• **Given task**
Retype exactly the lines from the first one through the line with "348, 366, 386]", including both ends; skip any pictures.

• **Information supplied**
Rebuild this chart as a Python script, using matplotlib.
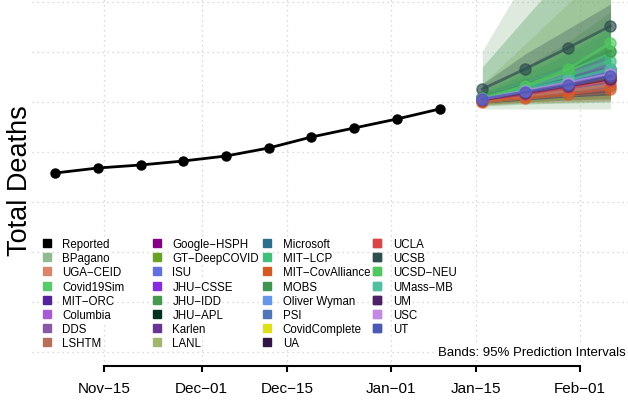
"""Reported deaths plus ensemble model forecasts with 95% bands."""

import datetime as dt

import matplotlib
matplotlib.use("Agg")
import matplotlib.dates as mdates
import matplotlib.pyplot as plt

plt.rcParams["font.family"] = ["Liberation Sans", "DejaVu Sans"]

M = "\u2212"

# reported weekly totals (thousands)
reported_dates = [dt.date(2020, 11, 7) + dt.timedelta(weeks=i) for i in range(10)]
reported = [258, 268, 274, 282, 292, 308, 330, 348, 366, 386]

forecast_dates = [dt.date(2021, 1, 16), dt.date(2021, 1, 23),
                  dt.date(2021, 1, 30), dt.date(2021, 2, 6)]

models = ["BPagano", f"UGA{M}CEID", "Covid19Sim", f"MIT{M}ORC", "Columbia",
          "DDS", "LSHTM", f"Google{M}HSPH", f"GT{M}DeepCOVID", "ISU",
          f"JHU{M}CSSE", f"JHU{M}IDD", f"JHU{M}APL", "Karlen", "LANL",
          "Microsoft", f"MIT{M}LCP", f"MIT{M}CovAlliance", "MOBS",
          "Oliver Wyman", "PSI", "CovidComplete", "UA", "UCLA", "UCSB",
          f"UCSD{M}NEU", f"UMass{M}MB", "UM", "USC", "UT"]

colors = ["#8FBC8F", "#DE8468", "#55CC66", "#5424A0", "#A95AD8",
          "#8A58A8", "#BA6E58", "#880088", "#66A31F", "#6270E0",
          "#8A2BE2", "#459A4E", "#00331F", "#6A3397", "#9FB86B",
          "#2A708D", "#3CC07C", "#D45A22", "#3E9650", "#6496EA",
          "#4F76B8", "#DEE014", "#301545", "#DA4646", "#2F4F4F",
          "#50C860", "#50C0A0", "#4E1F66", "#C28AE4", "#4C58B8"]

median = [[404, 416, 430, 444], [402, 412, 422, 434], [408, 430, 462, 500],
          [406, 420, 434, 450], [406, 422, 438, 456], [404, 418, 432, 448],
          [402, 412, 422, 432], [404, 416, 430, 446], [406, 420, 436, 452],
          [406, 420, 434, 450], [406, 422, 438, 454], [408, 426, 446, 466],
          [406, 422, 440, 458], [406, 420, 436, 452], [406, 422, 438, 456],
          [408, 426, 446, 466], [408, 428, 452, 482], [400, 408, 416, 426],
          [410, 434, 466, 502], [406, 422, 440, 460], [406, 422, 440, 458],
          [404, 418, 434, 448], [406, 420, 436, 452], [404, 416, 428, 442],
          [426, 466, 508, 552], [408, 432, 466, 518], [406, 424, 444, 466],
          [404, 418, 432, 446], [406, 422, 438, 456], [406, 420, 434, 452]]

lower = [[386, 386, 386, 386], [398, 402, 404, 408], [400, 408, 418, 430],
         [400, 408, 414, 420], [398, 404, 410, 416], [398, 404, 410, 416],
         [396, 400, 404, 406], [398, 404, 410, 414], [400, 406, 412, 418],
         [400, 408, 414, 420], [400, 408, 416, 422], [396, 400, 404, 406],
         [400, 408, 416, 424], [400, 408, 414, 420], [394, 400, 406, 410],
         [400, 410, 420, 428], [398, 406, 414, 420], [394, 398, 400, 402],
         [392, 396, 398, 400], [400, 408, 416, 424], [398, 404, 410, 416],
         [398, 406, 412, 418], [398, 404, 410, 414], [400, 406, 412, 418],
         [404, 424, 446, 466], [398, 408, 418, 428], [398, 408, 418, 426],
         [400, 408, 414, 420], [400, 410, 418, 426], [400, 408, 416, 422]]

upper = [[502, 646, 790, 934], [406, 424, 442, 462], [416, 456, 496, 540],
         [412, 434, 456, 480], [414, 440, 466, 496], [410, 432, 456, 480],
         [408, 424, 442, 460], [410, 430, 452, 476], [412, 436, 460, 488],
         [412, 432, 454, 478], [412, 436, 460, 486], [424, 470, 520, 580],
         [412, 436, 464, 492], [412, 434, 458, 484], [436, 516, 596, 676],
         [418, 446, 476, 508], [420, 456, 498, 548], [406, 420, 434, 452],
         [470, 568, 664, 762], [412, 438, 466, 496], [414, 442, 472, 502],
         [410, 432, 456, 480], [414, 438, 464, 492], [408, 426, 444, 466],
         [436, 496, 546, 596], [422, 466, 506, 556], [414, 442, 472, 506],
         [410, 430, 452, 474], [412, 436, 460, 488], [412, 434, 456, 482]]

tick_dates = [dt.date(2020, 11, 15), dt.date(2020, 12, 1), dt.date(2020, 12, 15),
              dt.date(2021, 1, 1), dt.date(2021, 1, 15), dt.date(2021, 2, 1)]
tick_labels = [f"Nov{M}15", f"Dec{M}01", f"Dec{M}15",
               f"Jan{M}01", f"Jan{M}15", f"Feb{M}01"]
grid_values = [-100, 0, 100, 200, 300, 400, 500, 600]

W, H = 628, 402
fig = plt.figure(figsize=(W / 100, H / 100), dpi=100)
ax = fig.add_axes([32 / W, 1 - 367 / H, 1 - 32 / W, 367 / H])

x0 = mdates.date2num(dt.date(2020, 11, 15))
ax.set_xlim(x0 - 11.8, mdates.date2num(dt.date(2021, 2, 1)) + 7.87)
ax.set_ylim(-128, 606)

grid_kw = dict(color="#cfcfcf", linewidth=0.9, dashes=(1, 3), zorder=0)
for d in tick_dates:
    ax.axvline(d, **grid_kw)
for v in grid_values:
    ax.axhline(v, **grid_kw)

for c, lo, hi in zip(colors, lower, upper):
    ax.fill_between(forecast_dates, lo, hi, color=c, alpha=0.3,
                    linewidth=0, zorder=1)
for c, med in zip(colors, median):
    ax.plot(forecast_dates, med, color=c, linewidth=2, marker="o",
            markersize=8, alpha=0.7, zorder=2)

ax.plot(reported_dates, reported, color="black", linewidth=2, marker="o",
        markersize=6.5, zorder=3)

for side in ["top", "right", "left"]:
    ax.spines[side].set_visible(False)
ax.spines["bottom"].set_bounds(mdates.date2num(tick_dates[0]),
                               mdates.date2num(tick_dates[-1]))
ax.spines["bottom"].set_linewidth(1.5)
ax.set_yticks([])
ax.set_xticks(tick_dates)
ax.set_xticklabels(tick_labels, fontsize=11)
ax.tick_params(axis="x", length=4, width=1.5, pad=7)

fig.text(20 / W, 1 - 181 / H, "Total Deaths", rotation=90, fontsize=19.5,
         ha="center", va="center")

ax.text(0.9966, 0.038, "Bands: 95% Prediction Intervals", transform=ax.transAxes,
        ha="right", va="center", fontsize=9.5,
        bbox=dict(facecolor="white", edgecolor="none", pad=1), zorder=5)

# legend: four fixed-width columns of eight rows
handles = [plt.Line2D([], [], linestyle="none", marker="s", markersize=5.5,
                      color="black")]
handles += [plt.Line2D([], [], linestyle="none", marker="s", markersize=5.5,
                       color=c) for c in colors]
labels = ["Reported"] + models
for col in range(4):
    sl = slice(col * 8, col * 8 + 8)
    leg = ax.legend(handles[sl], labels[sl], loc="upper left",
                    bbox_to_anchor=((40.75 + col * 110.3) / W, 1 - 239 / H),
                    bbox_transform=fig.transFigure, frameon=False,
                    fontsize=8.3, borderpad=0, borderaxespad=0,
                    handlelength=1.0, handletextpad=0.85, labelspacing=0.19)
    for t in leg.get_texts():
        t.set_bbox(dict(facecolor="white", edgecolor="none", pad=0.5))
    leg.set_zorder(4)
    ax.add_artist(leg)

fig.savefig("out.png", dpi=100)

• **Solution below**
Rebuild this chart as a Python script, using matplotlib.
"""Reported deaths plus ensemble model forecasts with 95% bands."""

import datetime as dt

import matplotlib
matplotlib.use("Agg")
import matplotlib.dates as mdates
import matplotlib.pyplot as plt

plt.rcParams["font.family"] = ["Liberation Sans", "DejaVu Sans"]

M = "\u2212"

# reported weekly totals (thousands)
reported_dates = [dt.date(2020, 11, 7) + dt.timedelta(weeks=i) for i in range(10)]
reported = [258, 268, 274, 282, 292, 308, 330, 348, 366, 386]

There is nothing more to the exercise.